Queens Museum will unveil Tiffany’s Iridescence: Glass in Rainbow Hues on Tuesday. To be on view until next spring, the exhibition displays Art Nouveau lamps, mosaics, and windows and uses materials to explore the science and artistry behind iridescent sheet and blown glass.

It also relates local history and unites two very successful men.

Egon Neustadt was born in Austria in 1898. To escape persecution for being Jewish, he and his wife, Hildegard, moved to Flushing in 1935. That year, the newly married couple bought their first Tiffany product, a stained-glass daffodil lampshade, in a second-hand shop in Greenwich Village. It cost $12.50 (roughly $250 today), and they couldn’t afford it at first.

They were instantly obsessed.

Over time, the Neustadts amassed a fortune via real estate endeavors while slowly acquiring Tiffany lamps, leaded-glass windows, and bronze desk sets in all shapes, sizes and patterns. Hildegard died in 1961, but Egon continued. In 1967, he purchased more than 250,000 pieces ─ including tiny tiles ─ and 1969, he established The Neustadt, a nonprofit collection dedicated to promoting Tiffany’s work.

He wasn’t done. In 1970, Egon wrote the book “The Lamps of Tiffany.” Then he kept it local in 1995 by donating dozens of pieces to Queens Museum, which established The Neustadt Gallery. Today, it’s the world’s largest and most comprehensive lamp collection ever assembled. (Egon, who died in 1984, also gave 132 Tiffany lamps and windows to the New-York Historical Society and a smaller number of items to the Luce Center.)
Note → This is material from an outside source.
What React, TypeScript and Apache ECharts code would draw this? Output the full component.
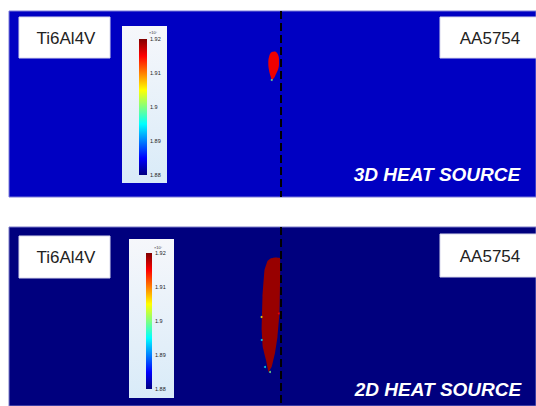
import React, { useEffect, useRef } from "react";
import * as echarts from "echarts";

// ---- data ----
const panelTitles = ["3D HEAT SOURCE", "2D HEAT SOURCE"];
const leftMaterial = "Ti6Al4V";
const rightMaterial = "AA5754";
const colorbarTicks = [1.88, 1.89, 1.9, 1.91, 1.92];
const colorbarExponent = "×10⁷";
const xRange = [-27.2, 25.5]; // mm, interface at 0
const interfaceX = 0;
const topDepth = 18.6;
const bottomDepth = 17.9;

// melt-pool outlines [x (mm), depth (mm)]
const meltPool3D: number[][] = [
  [-0.77, 4.07], [-0.5, 4.1], [-0.25, 4.5], [-0.2, 5.1], [-0.25, 5.7],
  [-0.5, 6.3], [-0.7, 6.7], [-0.9, 6.85], [-1.05, 6.5], [-1.2, 5.9],
  [-1.27, 5.2], [-1.2, 4.6], [-1.0, 4.15],
];
const meltPool2D: number[][] = [
  [-1.05, 3.15], [-0.6, 3.05], [-0.1, 3.1], [-0.08, 4.8], [-0.15, 8.6],
  [-0.35, 10.97], [-0.6, 12.6], [-0.93, 13.97], [-1.25, 14.5], [-1.5, 13.3],
  [-1.83, 11.97], [-1.93, 10.3], [-1.85, 6.97], [-1.65, 4.3], [-1.35, 3.4],
];
// edge speckles [x, depth, value(x1e7)]
const speckles3D: number[][] = [[-0.93, 6.9, 1.9]];
const speckles2D: number[][] = [
  [-0.22, 8.65, 1.915], [-1.93, 11.3, 1.895], [-1.6, 14.0, 1.895],
  [-1.1, 14.5, 1.9], [-1.95, 9.0, 1.905],
];

const jetStops: [number, number[]][] = [
  [0, [0, 0, 128]], [0.125, [0, 0, 255]], [0.375, [0, 255, 255]],
  [0.625, [255, 255, 0]], [0.875, [255, 0, 0]], [1, [128, 0, 0]],
];

function jet(t: number) {
  t = Math.max(0, Math.min(1, t));
  for (let i = 1; i < jetStops.length; i++) {
    const [t1, c1] = jetStops[i];
    const [t0, c0] = jetStops[i - 1];
    if (t <= t1) {
      const f = (t - t0) / (t1 - t0);
      const c = c0.map((v, k) => Math.round(v + (c1[k] - v) * f));
      return `rgb(${c[0]},${c[1]},${c[2]})`;
    }
  }
  return "rgb(128,0,0)";
}

function barGradient() {
  return new echarts.graphic.LinearGradient(
    0, 0, 0, 1,
    jetStops.map(([t, c]) => ({ offset: 1 - t, color: `rgb(${c[0]},${c[1]},${c[2]})` })).reverse()
  );
}
function boxGradient() {
  return new echarts.graphic.LinearGradient(0, 0, 0, 1, [
    { offset: 0, color: "#f6f7fb" },
    { offset: 1, color: "#d9ebf8" },
  ]);
}

const cMin = colorbarTicks[0];
const cMax = colorbarTicks[colorbarTicks.length - 1];

export default function App() {
  const ref = useRef<HTMLDivElement>(null);
  useEffect(() => {
    if (!ref.current) return;
    const chart = echarts.init(ref.current, null, { renderer: "svg" });

    const poly = (pts: number[][], fill: string, smooth: number) =>
      (params: any, api: any) => ({
        type: "polygon",
        shape: { points: pts.map((p) => api.coord(p)), smooth },
        style: { fill },
      });

    const cbAxis = (gridIndex: number) => ({
      gridIndex,
      type: "value",
      min: cMin,
      max: cMax,
      interval: 0.01,
      position: "right",
      axisLine: { show: false },
      axisTick: { show: false },
      splitLine: { show: false },
      axisLabel: { fontSize: 5.5, color: "#222", margin: 3, fontFamily: "Liberation Sans" },
      z: 3,
    });

    const labelFont = '17px "Liberation Sans", Arial, sans-serif';
    const titleFont = 'italic bold 19px "Liberation Sans", Arial, sans-serif';

    const option: any = {
      animation: false,
      grid: [
        { left: 9, top: 11, width: 527, height: 186, show: true, backgroundColor: "#0000c2", borderColor: "#7a7ad8", borderWidth: 1, z: 0 },
        { left: 9, top: 227, width: 527, height: 179, show: true, backgroundColor: "#00007e", borderColor: "#7a7ac8", borderWidth: 1, z: 0 },
        { left: 139, top: 39, width: 8, height: 136, show: true, backgroundColor: barGradient(), borderWidth: 0, z: 2 },
        { left: 146, top: 253, width: 6, height: 136, show: true, backgroundColor: barGradient(), borderWidth: 0, z: 2 },
      ],
      xAxis: [
        { gridIndex: 0, type: "value", min: xRange[0], max: xRange[1], show: false },
        { gridIndex: 1, type: "value", min: xRange[0], max: xRange[1], show: false },
        { gridIndex: 2, type: "value", min: 0, max: 1, show: false },
        { gridIndex: 3, type: "value", min: 0, max: 1, show: false },
      ],
      yAxis: [
        { gridIndex: 0, type: "value", min: 0, max: topDepth, inverse: true, show: false },
        { gridIndex: 1, type: "value", min: 0, max: bottomDepth, inverse: true, show: false },
        cbAxis(2),
        cbAxis(3),
      ],
      series: [
        { type: "custom", xAxisIndex: 0, yAxisIndex: 0, data: [meltPool3D[0]], renderItem: poly(meltPool3D, "#f00000", 0.4), z: 2, silent: true },
        { type: "custom", xAxisIndex: 1, yAxisIndex: 1, data: [meltPool2D[0]], renderItem: poly(meltPool2D, "#980000", 0.05), z: 2, silent: true },
        {
          type: "scatter", xAxisIndex: 0, yAxisIndex: 0, data: speckles3D, symbolSize: 2, z: 3, silent: true,
          itemStyle: { color: (p: any) => jet((p.value[2] - cMin) / (cMax - cMin)) },
        },
        {
          type: "scatter", xAxisIndex: 1, yAxisIndex: 1, data: speckles2D, symbolSize: 2, z: 3, silent: true,
          itemStyle: { color: (p: any) => jet((p.value[2] - cMin) / (cMax - cMin)) },
        },
        {
          type: "line", xAxisIndex: 0, yAxisIndex: 0, data: [[interfaceX, 0], [interfaceX, topDepth]],
          symbol: "none", lineStyle: { color: "#000", width: 2, type: [8, 4] }, z: 4, silent: true,
        },
        {
          type: "line", xAxisIndex: 1, yAxisIndex: 1, data: [[interfaceX, 0], [interfaceX, bottomDepth]],
          symbol: "none", lineStyle: { color: "#000", width: 2, type: [8, 4] }, z: 4, silent: true,
        },
      ],
      graphic: [
        // material boxes
        { type: "rect", z: 1, shape: { x: 19, y: 17, width: 91, height: 41 }, style: { fill: "#fff", stroke: "#d8d8ec", lineWidth: 1 } },
        { type: "rect", z: 1, shape: { x: 440, y: 17, width: 100, height: 41 }, style: { fill: "#fff", stroke: "#d8d8ec", lineWidth: 1 } },
        { type: "rect", z: 1, shape: { x: 19, y: 236, width: 91, height: 42 }, style: { fill: "#fff", stroke: "#d8d8ec", lineWidth: 1 } },
        { type: "rect", z: 1, shape: { x: 440, y: 234, width: 100, height: 43 }, style: { fill: "#fff", stroke: "#d8d8ec", lineWidth: 1 } },
        // colorbar boxes
        { type: "rect", z: 1, shape: { x: 122, y: 26, width: 45, height: 157 }, style: { fill: boxGradient() } },
        { type: "rect", z: 1, shape: { x: 129, y: 239, width: 45, height: 159 }, style: { fill: boxGradient() } },
        // texts
        { type: "text", z: 5, style: { text: leftMaterial, x: 66, y: 38, textAlign: "center", textVerticalAlign: "middle", font: labelFont, fill: "#222" } },
        { type: "text", z: 5, style: { text: rightMaterial, x: 490, y: 38.5, textAlign: "center", textVerticalAlign: "middle", font: labelFont, fill: "#222" } },
        { type: "text", z: 5, style: { text: leftMaterial, x: 66, y: 257, textAlign: "center", textVerticalAlign: "middle", font: labelFont, fill: "#222" } },
        { type: "text", z: 5, style: { text: rightMaterial, x: 490, y: 256, textAlign: "center", textVerticalAlign: "middle", font: labelFont, fill: "#222" } },
        { type: "text", z: 5, style: { text: panelTitles[0], x: 437, y: 174, textAlign: "center", textVerticalAlign: "middle", font: titleFont, fill: "#fff" } },
        { type: "text", z: 5, style: { text: panelTitles[1], x: 438, y: 389, textAlign: "center", textVerticalAlign: "middle", font: titleFont, fill: "#fff" } },
        { type: "text", z: 5, style: { text: colorbarExponent, x: 153, y: 32, textAlign: "center", textVerticalAlign: "middle", font: '4px "Liberation Sans"', fill: "#333" } },
        { type: "text", z: 5, style: { text: colorbarExponent, x: 158, y: 247, textAlign: "center", textVerticalAlign: "middle", font: '4px "Liberation Sans"', fill: "#333" } },
      ],
    };

    chart.setOption(option);
    return () => chart.dispose();
  }, []);

  return (
    <div
      ref={ref}
      style={{ position: "fixed", left: 0, top: 0, width: 536, height: 406, background: "#fff" }}
    />
  );
}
Quite a life, but what are these works of art?

Named after Louis Comfort Tiffany, the lamps usually feature stained glass with botanical (wisteria, daffodil, dogwood) or animal (spider, frog, turtle) designs. They explode with vivid colors, hypnotizing patterns, and intriguing textures. There’s a local angle as Tiffany, who lived from 1848 to 1933, and his hundreds of employees created the lion’s share of their products in his studio in Corona, about two miles from Queens Museum. Called the “Stourbridge Glass Company,” it included a furnace and a bronze foundry. Nowadays, P.S. 315 operates on the property, which lies in the vicinity of 43rd Avenue and 97th Place.

Tiffany’s Iridescence: Glass in Rainbow Hues is curated by Morgan T. Albahary and Gregory A. Merkel from The Neustadt. Queens Museum is located in the NYC Building in Flushing Meadows Corona Park. There is free on-site parking.